El mirar de Goya
La Fundación BBVA presenta en su sede histórica de Bilbao (plaza de San Nicolás) medio centenar de obras -óleos, dibujos y esculturas-, de autores españoles procedentes del Museo Goya de Castres (localidad francesa próxima a Toulouse). Es una buena muestra, tanto por la calidad de muchas de sus obras, como por la variada gama de estilos y argumentos temáticos recorridos entre los siglos XIV y XX.
Hay que ponderar el precioso el óleo sobre tabla de Luis Paret y Alcazar de 1772. Las dos acuarelas de Mariano Fortuny poseen más valor que su óleo. Muy sutil el retrato de Felipe III que le hizo Juan Pantoja de la Cruz en 1608, pese a que se atisben zonas algo duras en el ropaje. Las pequeñas piezas de Eugenio Lucas ponen de manifiesto su excesiva gran dependencia del magisterio de Goya. Simpáticamente divertido el retrato del pintor Enrique Mélida pintado en 1892 por Curro Vázquez y Úbeda. Trazos vigorosos de Pablo Uranga al retratar al pintor Ignacio Zuloaga (1893). La obra atribuida a Zurbarán y su taller más parece de su taller que de Zurbarán. Espectacular el lienzo de Javier Bueno, titulado Combatiente español (1938), por su capacidad muralística. Todo lo contrario sucede con óleo del especialista en murales Jose María Sert, pues resulta teatral y acartonado. Maruja Mallo, con la obra naïf Verbena (1928), deja al descubierto sus numerosos débitos a Ensor, Solana, Picasso y Léger. Misterioso, sorprendente y moderno el óleo de Óscar Domíguez gracias a la profusa ejecutoria de la técnica llamada decalcomanía...

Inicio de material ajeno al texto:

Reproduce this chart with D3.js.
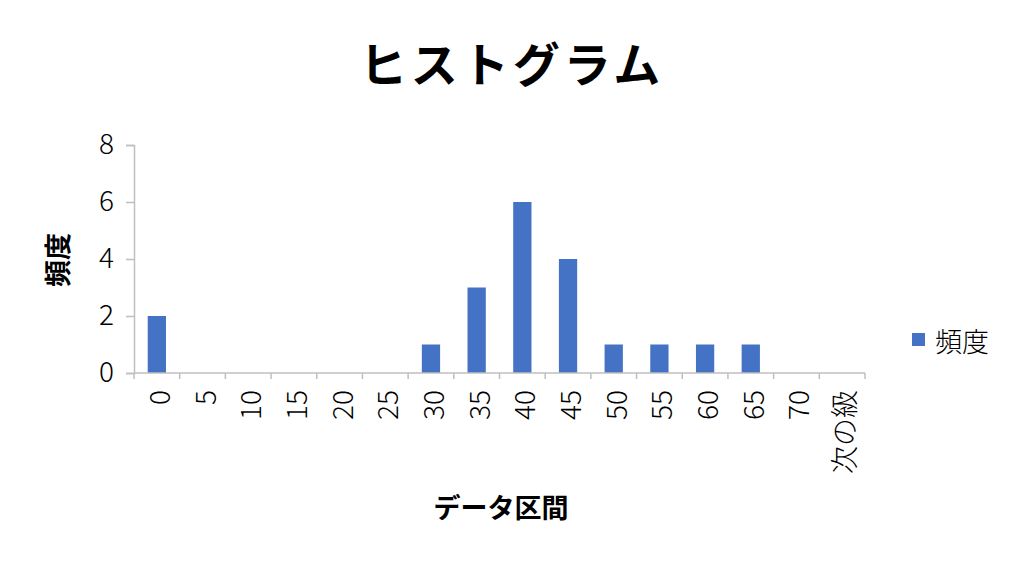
<!DOCTYPE html>
<html><head><meta charset="utf-8">
<script src="https://cdn.jsdelivr.net/npm/d3@7"></script>
<style>body{margin:0;background:#fff;} text{font-family:"Noto Sans CJK JP","Noto Sans",sans-serif;}</style>
</head><body>
<svg id="c" width="1024" height="571"></svg>
<script>
const categories = ["0","5","10","15","20","25","30","35","40","45","50","55","60","65","70","次の級"];
const frequency = [2,0,0,0,0,0,1,3,6,4,1,1,1,1,0,0];
const yTicks = [0,2,4,6,8];
const title = "ヒストグラム";
const xTitle = "データ区間";
const yTitle = "頻度";
const seriesName = "頻度";

const svg = d3.select("#c");
const m = {left:134, right:1024-865, top:145, bottom:571-373};
const W = 1024, H = 571;
const x = d3.scaleBand().domain(categories).range([m.left, W-m.right]).paddingInner(0.6).paddingOuter(0.3);
const xt = d3.scaleBand().domain(categories).range([m.left, W-m.right]);
const y = d3.scaleLinear().domain([0,8]).range([H-m.bottom, m.top]);
const axisColor = "#bfbfbf";

// y axis
const ya = svg.append("g").attr("transform",`translate(${m.left},0)`)
  .call(d3.axisLeft(y).tickValues(yTicks).tickSize(8).tickPadding(12));
ya.select(".domain").attr("stroke",axisColor).attr("stroke-width",1.5);
ya.selectAll(".tick line").attr("stroke",axisColor).attr("stroke-width",1.5);
ya.selectAll(".tick text").attr("font-size",28).attr("font-weight",300).attr("fill","#000")
  .style("font-family","'Noto Sans CJK JP'");

// bars
svg.append("g").selectAll("rect").data(frequency).join("rect")
  .attr("x",(d,i)=>x(categories[i]))
  .attr("width",x.bandwidth())
  .attr("y",d=>y(d))
  .attr("height",d=>y(0)-y(d))
  .attr("fill","#4472c4");

// x axis
const xa = svg.append("g").attr("transform",`translate(0,${y(0)})`);
xa.append("line").attr("x1",m.left).attr("x2",W-m.right).attr("stroke",axisColor).attr("stroke-width",1.5);
const edges = categories.map(c=>xt(c)).concat([W-m.right]);
xa.selectAll("line.tk").data(edges).join("line").attr("class","tk")
  .attr("x1",d=>d).attr("x2",d=>d).attr("y1",0).attr("y2",6)
  .attr("stroke",axisColor).attr("stroke-width",1.5);
xa.selectAll("text.lb").data(categories).join("text").attr("class","lb")
  .attr("transform",d=>`translate(${xt(d)+xt.bandwidth()/2+1},17) rotate(-90)`)
  .attr("text-anchor","end").attr("dominant-baseline","central")
  .attr("font-size",28).attr("font-weight",300).attr("fill","#000").text(d=>d);

// titles
svg.append("text").attr("x",512).attr("y",82).attr("text-anchor","middle")
  .attr("font-size",47).attr("font-weight","bold").attr("letter-spacing",4).text(title);
svg.append("text").attr("x",501).attr("y",518).attr("text-anchor","middle")
  .attr("font-size",27).attr("font-weight","bold").text(xTitle);
svg.append("text").attr("transform","translate(68,260) rotate(-90)").attr("text-anchor","middle")
  .attr("font-size",27).attr("font-weight","bold").text(yTitle);

// legend
const lg = svg.append("g").attr("transform","translate(912,333)");
lg.append("rect").attr("width",13).attr("height",13).attr("fill","#4472c4");
lg.append("text").attr("x",23).attr("y",7).attr("dominant-baseline","central").attr("font-size",27).attr("font-weight",300).text(seriesName);
</script>
</body></html>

Sin duda, cada una de las obras expuestas merece un comentario. Con todo, además del retrato de Francisco del Mazo, pintado por Goya, la obra magistral de la exposición es el Autorretrato del pintor aragonés. Al margen de estar ante un Goya que desea mostrarse más sereno, melancólico y dulce de su habitual, en lo puramente plástico destaca el uso de la luz sobre el rostro: directo, neto, sin ambages. Pero es con en tratamiento que insufla a las gafas donde alcanza la obra su máximo poder. Véase cómo el ojo izquierdo (más próximo al espectador) se sale del ámbito de su lente, en tanto el ojo derecho entra por completo dentro de la suya. Exagera la posición de la ceja izquierda, trazándola muy por encima de lo normal, y para compensarlo hace mayor la lente de la derecha, lo cual espacialmente no es posible. Ahí está el intríngulis. Con ese forzamiento imposible y la curva de la única patilla de gafa visible, más el ritmo voraginado hacia la derecha de los cabellos alrededor de su frente, consigue un magnetismo fuera de lo común. Asombroso.
No tan asombroso fue el comportamiento de algunos de los guardias de seguridad, empeñados en no dejar mirar los cuadros desde cerca, como si las miradas los dañaran.